#### [Task statement]
From the entries below, pull out each line where "this" appears.

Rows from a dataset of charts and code
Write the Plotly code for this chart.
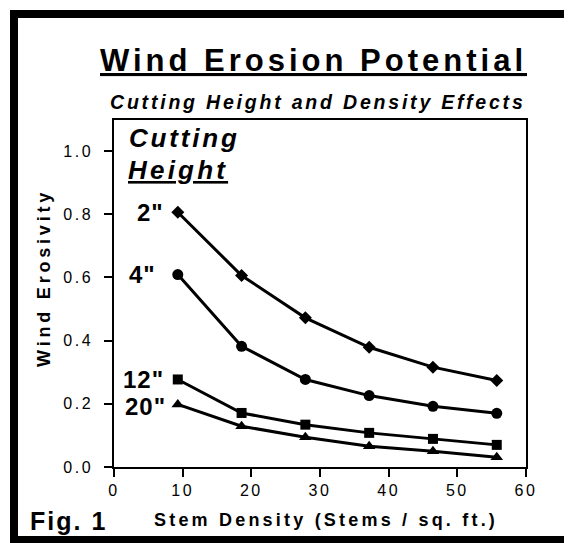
import plotly.graph_objects as go

# ---- data ----
stem_density = [9.29, 18.58, 27.87, 37.16, 46.45, 55.74]
cut_2in = [0.806, 0.606, 0.472, 0.379, 0.316, 0.274]
cut_4in = [0.609, 0.382, 0.277, 0.226, 0.192, 0.170]
cut_12in = [0.277, 0.171, 0.134, 0.108, 0.089, 0.070]
cut_20in = [0.198, 0.129, 0.094, 0.066, 0.050, 0.031]
series_labels = ['2"', '4"', '12"', '20"']
x_ticks = [0, 10, 20, 30, 40, 50, 60]
y_ticks = [0.0, 0.2, 0.4, 0.6, 0.8, 1.0]

# page body has an 8px margin; figure fills the rest of the 572x543 window
OFF = 8
W, H = 572 - OFF, 543 - OFF
L, R, T, B = 114 - OFF, 46, 120 - OFF, 76
PH = H - T - B
PW = W - L - R

def py(pix):  # screen pixel -> paper y
    return (H - B - (pix - OFF)) / PH

def px(pix):  # screen pixel -> paper x
    return ((pix - OFF) - L) / PW

FONT = "Arial, Liberation Sans, Helvetica, sans-serif"

def spaced(text, sp):
    return f'<span style="letter-spacing:{sp}px">{text}</span>'

fig = go.Figure()
series = [
    (cut_2in, "diamond", 10),
    (cut_4in, "circle", 11),
    (cut_12in, "square", 10),
    (cut_20in, "triangle-up", 11),
]
for (vals, sym, sz), lab in zip(series, series_labels):
    fig.add_trace(go.Scatter(
        x=stem_density, y=vals, mode="lines+markers", name=lab,
        line=dict(color="black", width=3),
        marker=dict(symbol=sym, size=sz, color="black"),
        showlegend=False,
    ))

annotations = []
label_shift = [-12, -20, -12, -10]
label_yshift = [0, 0, 0, -2]
for (vals, _, _), lab, xs, ys in zip(series, series_labels, label_shift, label_yshift):
    annotations.append(dict(
        x=stem_density[0], y=vals[0], xref="x", yref="y",
        text=spaced(f"<b>{lab}</b>", 1), showarrow=False,
        xanchor="right", yanchor="middle", xshift=xs, yshift=ys,
        font=dict(family=FONT, size=24, color="black"),
    ))

annotations += [
    dict(x=px(98), y=py(60), xref="paper", yref="paper", xanchor="left", yanchor="middle",
         text=spaced("<b><u>Wind Erosion Potential</u></b>", 4.0), showarrow=False,
         font=dict(family=FONT, size=31, color="black")),
    dict(x=px(108), y=py(102), xref="paper", yref="paper", xanchor="left", yanchor="middle",
         text=spaced("<b><i>Cutting Height and Density Effects</i></b>", 2.8), showarrow=False,
         font=dict(family=FONT, size=19.5, color="black")),
    dict(x=px(127), y=py(138), xref="paper", yref="paper", xanchor="left", yanchor="middle",
         text=spaced("<b><i>Cutting</i></b>", 2.8), showarrow=False,
         font=dict(family=FONT, size=26, color="black")),
    dict(x=px(126), y=py(170), xref="paper", yref="paper", xanchor="left", yanchor="middle",
         text=spaced("<b><i><u>Height</u></i></b>", 3.2), showarrow=False,
         font=dict(family=FONT, size=26, color="black")),
    dict(x=px(44), y=py(278), xref="paper", yref="paper", xanchor="center", yanchor="middle",
         text=spaced("<b>Wind Erosivity</b>", 3.8), showarrow=False, textangle=-90,
         font=dict(family=FONT, size=18, color="black")),
    dict(x=px(326), y=py(520), xref="paper", yref="paper", xanchor="center", yanchor="middle",
         text=spaced("<b>Stem Density (Stems / sq. ft.)</b>", 3.2), showarrow=False,
         font=dict(family=FONT, size=18, color="black")),
    dict(x=px(28), y=py(521), xref="paper", yref="paper", xanchor="left", yanchor="middle",
         text=spaced("<b>Fig. 1</b>", 2), showarrow=False,
         font=dict(family=FONT, size=25, color="black")),
]

fig.update_layout(
    width=W, height=H,
    margin=dict(l=L, r=R, t=T, b=B, pad=0),
    paper_bgcolor="white", plot_bgcolor="white",
    annotations=annotations,
    shapes=[dict(type="rect", xref="paper", yref="paper",
                 x0=px(14), x1=px(568), y0=py(14), y1=py(540),
                 line=dict(color="black", width=8), layer="above")],
    font=dict(family=FONT, color="black"),
)
fig.update_xaxes(
    range=[0, 60], tickvals=x_ticks, ticktext=[spaced(str(v), 2.5) for v in x_ticks],
    showgrid=False, zeroline=False,
    showline=True, linecolor="black", linewidth=1.5, mirror=True,
    ticks="outside", ticklen=8, tickwidth=1.5, tickcolor="black",
    tickfont=dict(family=FONT, size=16, color="black"),
)
fig.update_yaxes(
    range=[0, PH / 316], tickvals=y_ticks, ticktext=[spaced(f"{v:.1f}", 2.5) for v in y_ticks],
    showgrid=False, zeroline=False,
    showline=True, linecolor="black", linewidth=1.5, mirror=True,
    ticks="outside", ticklen=8, tickwidth=1.5, tickcolor="black",
    tickfont=dict(family=FONT, size=16, color="black"),
    ticklabelstandoff=8,
)

fig.write_html("out.html")
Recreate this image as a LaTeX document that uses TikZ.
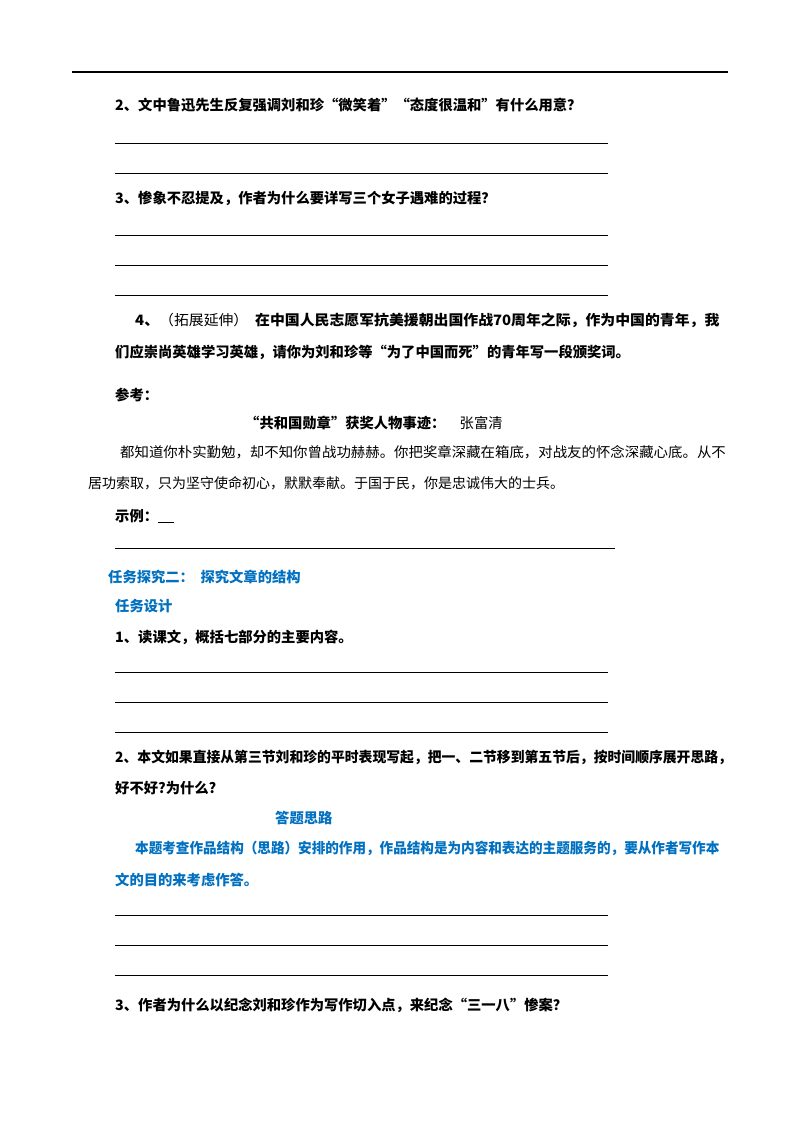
\documentclass[tikz,border=0pt]{standalone}
\usepackage{fontspec}
\setmainfont{Noto Sans CJK SC}
\definecolor{tblue}{RGB}{0,112,192}
\begin{document}
\begin{tikzpicture}[x=1pt,y=-1pt,
  q/.style={anchor=west,inner sep=0pt,font=\fontsize{14.3}{15}\selectfont\bfseries},
  b/.style={anchor=west,inner sep=0pt,font=\fontsize{14.3}{15}\selectfont\bfseries,text=tblue},
  p/.style={anchor=west,inner sep=0pt,font=\fontsize{14}{15}\selectfont},
  ln/.style={line width=0.8pt}]
\useasboundingbox[fill=white] (0,0) rectangle (800,1132);
\draw[line width=1.2pt] (72,72) -- (728,72);
\node[q] (q2) at (115,105) {2、文中鲁迅先生反复强调刘和珍“微笑着”“态度很温和”有什么用意？};
\foreach \y in {143,173} \draw[ln] (115,\y) -- (608,\y);
\node[q] (q3) at (115,198) {3、惨象不忍提及，作者为什么要详写三个女子遇难的过程？};
\foreach \y in {235,265,295} \draw[ln] (115,\y) -- (608,\y);
\node[q,xscale=1.04] (q4a) at (135,320) {4、\mdseries（拓展延伸）\bfseries\ \ 在中国人民志愿军抗美援朝出国作战70周年之际，作为中国的青年，我};
\node[q] (q4b) at (115,352) {们应崇尚英雄学习英雄，请你为刘和珍等“为了中国而死”的青年写一段颁奖词。};
\node[q] (ck) at (115,395) {参考：};
\node[q] (tt) at (245,423) {“共和国勋章”获奖人物事迹：\quad\mdseries 张富清};
\node[p,xscale=1.03] (pa) at (120,452) {都知道你朴实勤勉，却不知你曾战功赫赫。你把奖章深藏在箱底，对战友的怀念深藏心底。从不};
\node[p] (pb) at (88,483) {居功索取，只为坚守使命初心，默默奉献。于国于民，你是忠诚伟大的士兵。};
\node[q] (sl) at (115,516) {示例：\underline{\ \ \ \ \ }};
\draw[ln] (115,548) -- (615,548);
\node[b] (t2) at (108,577) {任务探究二：\ \ 探究文章的结构};
\node[b] (td) at (115,606) {任务设计};
\node[q] (r1) at (115,637) {1、读课文，概括七部分的主要内容。};
\foreach \y in {672,702,732} \draw[ln] (115,\y) -- (608,\y);
\node[q,xscale=0.967] (r2a) at (115,757) {2、本文如果直接从第三节刘和珍的平时表现写起，把一、二节移到第五节后，按时间顺序展开思路，};
\node[q] (r2b) at (115,788) {好不好?为什么?};
\node[b] (dt) at (275,818) {答题思路};
\node[b,xscale=0.95] (h1) at (135,848) {本题考查作品结构（思路）安排的作用，作品结构是为内容和表达的主题服务的，要从作者写作本};
\node[b] (h2) at (115,880) {文的目的来考虑作答。};
\foreach \y in {915,945,975} \draw[ln] (115,\y) -- (608,\y);
\node[q] (r3) at (115,1005) {3、作者为什么以纪念刘和珍作为写作切入点，来纪念“三一八”惨案？};
\end{tikzpicture}
\end{document}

#### [Written solution]
Write the Plotly code for this chart.
Recreate this image as a LaTeX document that uses TikZ.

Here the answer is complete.